AFN Movie
- Country: United States
- Broadcast area: United States military bases and family homes via IPTV distribution
- Headquarters: Riverside, California, U.S.

Programming
- Language: English;
- Picture format: 1080i (HDTV)

Ownership
- Owner: American Forces Network
- Sister channels: List AFN Prime; AFN News; AFN Sports; AFN Sports 2; AFN Spectrum; AFN Family; ;

History
- Launched: September 2, 2004; 22 years ago
- Closed: March 22, 2026; 5 months ago (via satellite)

Links
- Website: MyAFN

Availability limited to U.S. military personnel in military bases

Streaming media
- Affiliated Streaming Service: AFN Now

= AFN Movie =

AFN Movie is a channel showcasing movies as well as film-oriented programming.

==History==
In January 2003, AFN announced the creation of AFN Family and AFN Movie, scheduled to start in December 2003. The launch of the two channels were delayed for technical reasons; and were announced in August 2004 to start on September 3; meanwhile, the channel had launched on satellites as a placeholder until the scheduled date. Broadcasts started de facto on September 2, but de jure on September 3; however, it still held provisional broadcasts for the length of the 2004 Summer Olympics, relaying events seen on CNBC and MSNBC.

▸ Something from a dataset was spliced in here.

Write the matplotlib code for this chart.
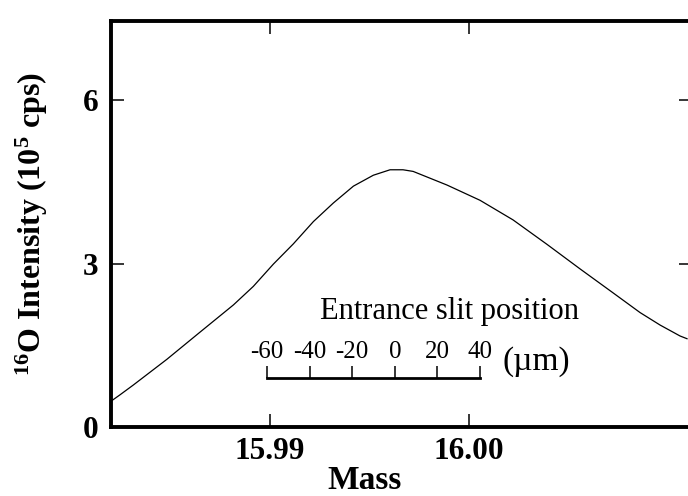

From the outset of the channel, the network has been targeted towards a predominantly adult audience. Like the other channels of the AFN network, it airs a mix of new releases (available two years after theatrical release) and other films from throughout the decades. Like American premium film channels, films air without commercial advertising and not in specific hour/half-hour blocks, with interstitial programming airing to fill the remainder of a timeslot if needed.

In 2017, in line with other AFN networks, it converted to high definition.

With AFN services moving from satellite distribution to IPTV streaming (including access to individual programs), the channel moved exclusively to that mode of distribution on March 22, 2026.